I realize this is a hassle on both sides, and I’m sorry! But as we know, assholery exists, and we just have to keep truckin’ along. I love y’all and hope to keep in touch!

{ 3 comments… read them below or add one }

Arnebya September 16, 2015 at 6:47 am

Not a hassle at all. People will come. As for the dancing, my teen will roll her eyes, but still kind of enjoy me and my 80s love. We were at an outdoor festival over the summer and I kind of lost her in the crowd. Whoops. If you recall, I am not the cooler weather lover. I am rather enjoying this year’s transition, though, because we “made it” this year without a/c and as my age will tell it, it’s the last damn time. (I am, reluctantly admittedly, looking forward for delving into the sweater box.)

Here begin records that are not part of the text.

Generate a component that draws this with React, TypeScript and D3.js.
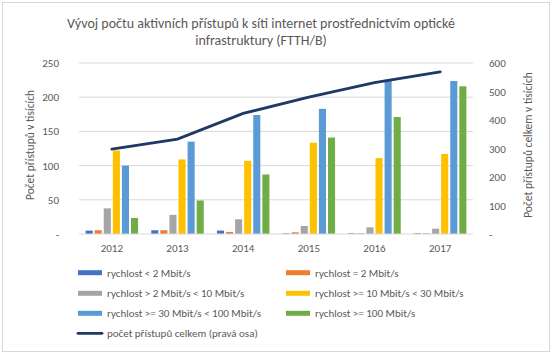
import React from "react";
import * as d3 from "d3";

const years = ["2012", "2013", "2014", "2015", "2016", "2017"];
const seriesNames = [
  "rychlost < 2 Mbit/s",
  "rychlost = 2 Mbit/s",
  "rychlost > 2 Mbit/s < 10 Mbit/s",
  "rychlost >= 10 Mbit/s < 30 Mbit/s",
  "rychlost >= 30 Mbit/s < 100 Mbit/s",
  "rychlost >= 100 Mbit/s",
];
const lt2 = [5, 5.5, 5, 1, 1, 1];
const eq2 = [5.5, 5.5, 3, 2.5, 1, 1];
const gt2lt10 = [37.5, 28, 21.5, 11.7, 9.7, 7.8];
const gt10lt30 = [122, 109, 107, 133.5, 111, 117];
const gt30lt100 = [100, 135, 174, 183, 225.6, 223.7];
const gt100 = [23.5, 49, 87, 141, 171, 216];
const total = [298, 333, 423, 480, 531, 569];
const leftTicks = [0, 50, 100, 150, 200, 250];
const rightTicks = [0, 100, 200, 300, 400, 500, 600];
const lineName = "počet přístupů celkem (pravá osa)";

const colors = ["#4472C4", "#ED7D31", "#A5A5A5", "#FFC000", "#5B9BD5", "#70AD47"];
const lineColor = "#203864";
const textColor = "#595959";
const font = "Carlito, 'Liberation Sans', Arial, sans-serif";

export default function App() {
  const W = 554, H = 355;
  const plotL = 79, plotR = 473, plotT = 63, plotB = 234;
  const series = [lt2, eq2, gt2lt10, gt10lt30, gt30lt100, gt100];

  const x = d3.scaleBand().domain(years).range([plotL, plotR]).paddingInner(0).paddingOuter(0);
  const inner = d3.scaleBand<number>().domain(d3.range(6)).range([0, 52.5]).paddingInner(0.22);
  const yL = d3.scaleLinear().domain([0, 250]).range([plotB, plotT]);
  const yR = d3.scaleLinear().domain([0, 600]).range([plotB, plotT]);
  const line = d3
    .line<number>()
    .x((_, i) => x(years[i])! + x.bandwidth() / 2)
    .y((d) => yR(d));

  const legendRows = [
    [0, 1],
    [2, 3],
    [4, 5],
  ];
  const legY = [272.7, 293.3, 313.3];
  const legX = [78, 286];
  const fs = 11;

  return (
    <svg width={W} height={H} style={{ display: "block", position: "absolute", left: 0, top: 0 }} fontFamily={font}>
      <rect x={0} y={0} width={W} height={H} fill="#fff" />
      <rect x={2.5} y={2.5} width={547} height={349} fill="#fff" stroke="#d9d9d9" strokeWidth={1} />
      <text x={261} y={28} textAnchor="middle" fontSize={14} fill={textColor}>
        Vývoj počtu aktivních přístupů k síti internet prostřednictvím optické
      </text>
      <text x={261} y={45} textAnchor="middle" fontSize={14} fill={textColor}>
        infrastruktury (FTTH/B)
      </text>

      {leftTicks.map((t) => (
        <g key={"g" + t}>
          {t > 0 && <line x1={plotL} x2={plotR} y1={yL(t)} y2={yL(t)} stroke="#d9d9d9" strokeWidth={1} />}
          <text x={59} y={yL(t) + 4} textAnchor="end" fontSize={fs} fill={textColor}>
            {t === 0 ? "-" : t}
          </text>
        </g>
      ))}
      {rightTicks.map((t) => (
        <text key={"r" + t} x={489} y={yR(t) + 4} textAnchor="start" fontSize={fs} fill={textColor}>
          {t === 0 ? "-" : t}
        </text>
      ))}

      {years.map((yr, i) => (
        <g key={yr}>
          {series.map((s, k) => {
            const bx = x(yr)! + x.bandwidth() / 2 - 26.25 + inner(k)!;
            return (
              <rect key={k} x={bx} y={yL(s[i])} width={inner.bandwidth()} height={plotB - yL(s[i])} fill={colors[k]} />
            );
          })}
          <text x={x(yr)! + x.bandwidth() / 2} y={252} textAnchor="middle" fontSize={fs} fill={textColor}>
            {yr}
          </text>
        </g>
      ))}
      <line x1={plotL} x2={plotR} y1={plotB} y2={plotB} stroke="#d9d9d9" strokeWidth={1} />

      <path d={line(total)!} fill="none" stroke={lineColor} strokeWidth={2.8} strokeLinecap="round" />

      <text transform={`translate(34,145) rotate(-90)`} textAnchor="middle" fontSize={11.5} fill={textColor}>
        Počet přístupů v tisících
      </text>
      <text transform={`translate(532,145) rotate(-90)`} textAnchor="middle" fontSize={11.5} fill={textColor}>
        Počet přístupů celkem v tisících
      </text>

      {legendRows.map((row, r) =>
        row.map((k, c) => (
          <g key={"l" + k}>
            <rect x={legX[c]} y={legY[r] - 2.5} width={24} height={5} fill={colors[k]} />
            <text x={legX[c] + 29} y={legY[r] + 4} fontSize={fs} fill={textColor}>
              {seriesNames[k]}
            </text>
          </g>
        ))
      )}
      <line x1={78} x2={102} y1={333.3} y2={333.3} stroke={lineColor} strokeWidth={2.8} strokeLinecap="round" />
      <text x={107} y={337.3} fontSize={fs} fill={textColor}>
        {lineName}
      </text>
    </svg>
  );
}
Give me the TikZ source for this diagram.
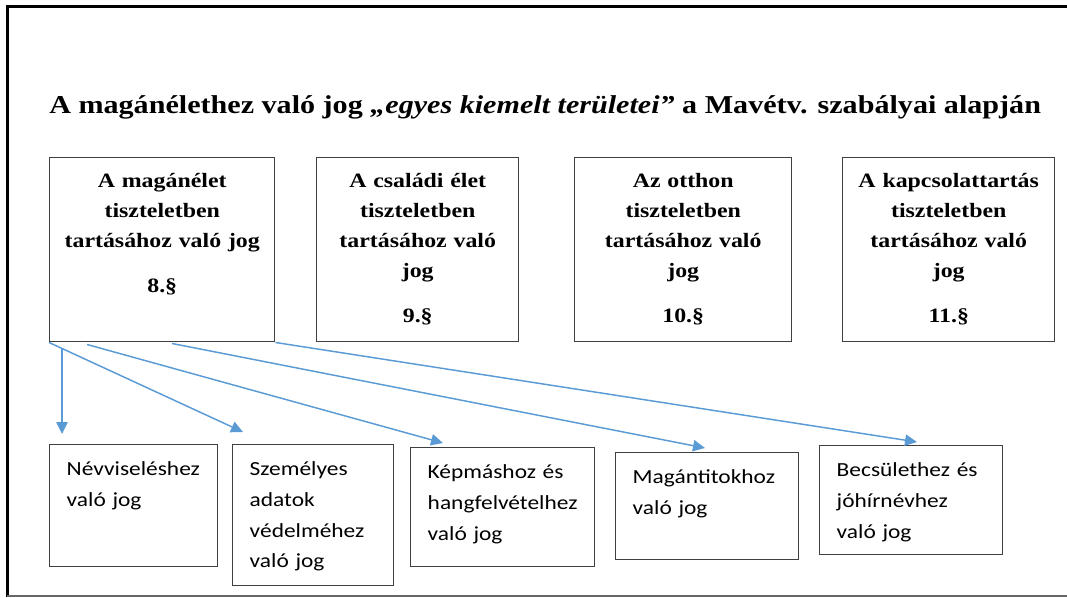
\documentclass[tikz,border=0pt]{standalone}
\usepackage{fontspec}
\setmainfont[FakeStretch=1.17]{Liberation Serif}
\newfontfamily\calibri[FakeStretch=1.17]{Carlito}
\usepackage{tikz}
\usetikzlibrary{arrows.meta,calc}
\definecolor{arrowblue}{HTML}{5B9BD5}
\definecolor{boxgray}{HTML}{404040}
\hyphenpenalty=10000
\exhyphenpenalty=10000

\begin{document}
\begin{tikzpicture}[x=0.75pt,y=0.75pt,
    topbox/.style={draw=boxgray,line width=1.1pt,anchor=north west,inner sep=0pt,align=center,
        font=\fontsize{15.3}{22.5}\selectfont\bfseries,text height=22.5pt,text depth=115.5pt},
    subbox/.style={draw=boxgray,line width=1.1pt,anchor=north west,inner xsep=12.75pt,inner ysep=0pt,align=left,
        font=\calibri\fontsize{15}{23}\selectfont,text height=23.25pt},
    link/.style={-{Triangle[length=9pt,width=8.5pt]},draw=arrowblue,line width=1.1pt}]
        \useasboundingbox (0,0) rectangle (1067,-597);
        \draw[line width=2.25pt] (1067,-6.5) -- (7,-6.5) -- (7,-597);
        \draw[black!60,line width=1.1pt] (7,-596) -- (1067,-596);
        \node[anchor=base west,inner sep=0pt,font=\fontsize{19.3}{24}\selectfont\bfseries] (title) at (49,-113)
            {A magánélethez való jog \textit{„egyes kiemelt területei”} a Mavétv. szabályai alapján};
        \node[topbox,text width=168.75pt] (t1) at (49,-157) {A magánélet\\tiszteletben\\tartásához való jog\\[11.25pt]8.§};
        \node[topbox,text width=151.5pt] (t2) at (316,-157) {A családi élet\\tiszteletben\\tartásához való\\jog\\[11.25pt]9.§};
        \node[topbox,text width=162.75pt] (t3) at (574,-157) {Az otthon\\tiszteletben\\tartásához való\\jog\\[11.25pt]10.§};
        \node[topbox,text width=159pt] (t4) at (842,-157) {A kapcsolattartás\\tiszteletben\\tartásához való\\jog\\[11.25pt]11.§};
        \node[subbox,text width=100.5pt,text depth=68.25pt] (b1) at (49,-444) {Névviseléshez\\való jog};
        \node[subbox,text width=95.25pt,text depth=82.5pt] (b2) at (232,-444) {Személyes\\adatok\\védelméhez\\való jog};
        \node[subbox,text width=112.5pt,text depth=66pt] (b3) at (410,-447) {Képmáshoz és\\hangfelvételhez\\való jog};
        \node[subbox,text width=111.75pt,text depth=57pt] (b4) at (615,-452) {Magántitokhoz\\való jog};
        \node[subbox,text width=111.75pt,text depth=58.5pt] (b5) at (819,-445) {Becsülethez és\\jóhírnévhez\\való jog};
        \coordinate (fork) at ([shift={(13,-7)}]t1.south west);
        \path (t1.south west) edge[link] ([shift={(11,12)}]b2.north west)
              (fork) edge[link,shorten >=7.5pt] (fork |- b1.north)
              ([shift={(38,-2)}]t1.south west) edge[link] ([shift={(33,4)}]b3.north west)
              ([shift={(123,-1)}]t1.south west) edge[link] ([shift={(90,4)}]b4.north west)
              (t1.south east) edge[link] ([shift={(98,3)}]b5.north west);
\end{tikzpicture}
\end{document}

Lisa @ The Meaning of Me September 16, 2015 at 11:20 am

Can’t say I’ve been trolled or stalked (yet, knocks wood), but I’m going through a real Facebook struggle myself. I’m seriously considering quitting the social media thing altogether. But. There are some very good friends and connections I’ve made that I don’t want to give up. But I do want to tighten up my profile…just can’t bring myself to “unfriend” you know? A dilemma.

Still very summer here, too, and I for one am quite ready for fall. But I wouldn’t say no to a few more ice pops and such. I’d really like another round of green tomatoes, but can’t seem to find any. Sad.


Barbara September 21, 2015 at 5:33 pm

Fun for all! Even though she’s 57, my daughter still likes to spend time with me! Having a girl is a smart move, kiddo…and you’ve got two! There are stages, I know, but fortunately, mine didn’t go through them like so many others.